BARBARA REGINA DIETZSCH (Nuremberg 1706 – 1783 Nuremberg)

Barbara Regina Dietzsch

Barbara Regina Dietzsch (Nuremberg 1706 – 1783 Nuremberg)

A Goldfinch (Carduelis carduelis) on a Branch

Watercolour and bodycolour on vellum, brown-gold framing lines, 291 x 208 mm (11.5 x 8.2 inch)

Provenance
~ With dealer Georges Mayer, 52 Faubourg St Honoré, Paris, early 20th century (presented on a wash mount with cartouche with previous attribution to Christoph Ludwig Agricola)
~ Private collection, The Netherlands

***

Barbara Regina Dietzsch was one of the finest botanical artists of her time. Born in Nuremberg in Southern Germany as the daughter of the painter, draughtsman and musician Johann Israel Dietzsch (1681–1754), she was taught the art of painting by her father.1 She was furthermore influenced by the works of Maria Sibylla Merian (1647–1717), another female artist who excelled in the representation of the natural world. Barbara Regina married the painter Nikolaus Chrisophter Matthes with whom she took up residence in Hamburg, and moved back to the town of her youth in her last years.

Dietzsch specialised in natural history subjects, carefully portrayed in watercolour and gouache. She primarily painted flowers, but also birds, plants and shells. Some of her works have monochrome backgrounds, whilst others, such as the present sheet, are set against landscape settings, generally bathing in a warm light. These subjects taken from the natural world reflect the growing academic interest of the Enlightenment of the eighteenth century, which can also for instance be seen in the emergence of encyclopedias, most notably that compiled by Denis Diderot and Jean le Rond d’Alembert, which was published in Paris from 1751 to 1766.
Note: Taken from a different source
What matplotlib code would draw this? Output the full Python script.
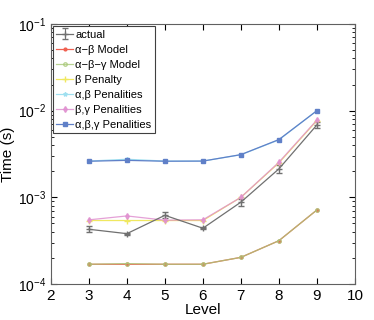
import numpy as np
import matplotlib.pyplot as plt

plt.rcParams['font.family'] = ['Liberation Sans', 'DejaVu Sans']
plt.rcParams['mathtext.default'] = 'regular'

levels = [3, 4, 5, 6, 7, 8, 9]

actual = [4.28e-4, 3.81e-4, 6.2e-4, 4.4e-4, 8.8e-4, 2.13e-3, 6.85e-3]
actual_err = [0.35e-4, 0.1e-4, 0.5e-4, 0.1e-4, 0.8e-4, 0.2e-3, 0.6e-3]
ab_model = [1.69e-4, 1.69e-4, 1.69e-4, 1.69e-4, 2.03e-4, 3.16e-4, 7.15e-4]
abg_model = [1.69e-4, 1.72e-4, 1.69e-4, 1.69e-4, 2.03e-4, 3.16e-4, 7.15e-4]
b_pen = [5.4e-4, 5.4e-4, 5.4e-4, 5.4e-4, 1.0e-3, 2.5e-3, 7.7e-3]
ab_pen = [2.62e-3, 2.75e-3, 2.62e-3, 2.62e-3, 3.1e-3, 4.6e-3, 1.0e-2]
bg_pen = [5.5e-4, 6.1e-4, 5.45e-4, 5.5e-4, 1.0e-3, 2.54e-3, 7.8e-3]
abg_pen = [2.61e-3, 2.67e-3, 2.61e-3, 2.62e-3, 3.11e-3, 4.64e-3, 1.0e-2]

fig = plt.figure(figsize=(3.74, 3.2), dpi=100)
ax = fig.add_axes([0.136, 0.1125, 0.813, 0.8125])

h0 = ax.errorbar(levels, actual, yerr=actual_err, color='#707070', marker='+', ms=4,
                 lw=0.9, capsize=2.5, elinewidth=0.8, label='actual')
ax.plot(levels, ab_model, color='#f06050', marker='.', ms=4, lw=0.9, label='α−β Model')
ax.plot(levels, abg_model, color='#a8c878', marker='o', ms=2.5, mfc='none', lw=0.9,
        alpha=0.8, label='α−β−γ Model')
ax.plot(levels, b_pen, color='#f0e860', marker='+', ms=4, lw=0.9, label='β Penalty')
ax.plot(levels, ab_pen, color='#a0e0f0', marker='*', ms=3, lw=0.9, label='α,β Penalities')
ax.plot(levels, bg_pen, color='#e090d0', marker='d', ms=3, lw=0.9, alpha=0.85,
        label='β,γ Penalities')
ax.plot(levels, abg_pen, color='#6080c8', marker='s', ms=2.5, lw=0.9,
        label='α,β,γ Penalities')

ax.set_yscale('log')
ax.set_xlim(2, 10)
ax.set_ylim(1e-4, 1e-1)
ax.set_xticks(range(2, 11))
ax.tick_params(which='both', direction='in', top=True, right=True)
ax.tick_params(axis='x', labelsize=11)
ax.tick_params(axis='y', labelsize=10)
ax.tick_params(which='major', length=4)
ax.tick_params(which='minor', length=2)
ax.set_xlabel('Level', fontsize=11, labelpad=0)
ax.set_ylabel('Time (s)', fontsize=11, labelpad=2)
for s in ax.spines.values():
    s.set_color('#606060')

handles, labels = ax.get_legend_handles_labels()
# errorbar handle comes last, put "actual" first
handles = handles[-1:] + handles[:-1]
labels = labels[-1:] + labels[:-1]
leg = ax.legend(handles, labels, loc='upper left', fontsize=8, handlelength=1.5,
                handletextpad=0.2, labelspacing=0.45, borderpad=0.3, borderaxespad=0.2,
                fancybox=False, framealpha=1)
leg.get_frame().set_edgecolor('#404040')
leg.get_frame().set_linewidth(0.8)

fig.savefig('out.png', dpi=100)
Barbara Regina Dietzsch is considered one of the leading female artists of the eighteenth century. Her works are described by Germaine Greer: “exact and linear, as one might expect of designs for an engraving, but in her more ambitious flower pieces she exhibited a conservatism of approach which was fairly antiquarium.”2

Works by Dietzsch are represented in leading museums and print rooms all over the world, including the Fine Arts Museum of San Francisco and the J. Paul Getty Museum in Malibu. Our gouache is extremely comparable to a set of four portrayals of birds which are among the rich collections of the Rijksmuseum in Amsterdam, particularly close to the Bullfinch from this set (fig.).3 The handling of the textures of the feathers, the landscape background, the tree and the leaves is extremely comparable to our sheet, which is also virtually identical in size.

I am grateful to Drs Charles Dumas for confirming the Dietzsch’s authorship.4

 

1. For Dietzsch, see Eyke Greiser, ‘Barbara Regina Dietzsch (1706-1783) und ihre Familie’ in Michael Roth, Magdalena Bushart and Martin Sonnabend, Maria Sibylla Merian und die Tradition des Blumenbildes, exh. cat., Berlin (Staatliche Museen Kupferstichkabinett) and Frankfurt (Städel Museum), 2017, pp. 205-227 and Jochen Schmidt-Liebich, Lexikon der Künstlerinen 1700-1900: Deutschlands, Österreich, Schweiz, Munich 2005, pp. 95-96.
2. Germaine Greer, The Obstacle Race: the Fortunes of Women Painters and their works, 2001, p. 247.
3. Gouache, 292 x 211 mm, inv. no. RP-T-1918-475.
4. Email correspondence, 22 March 2022.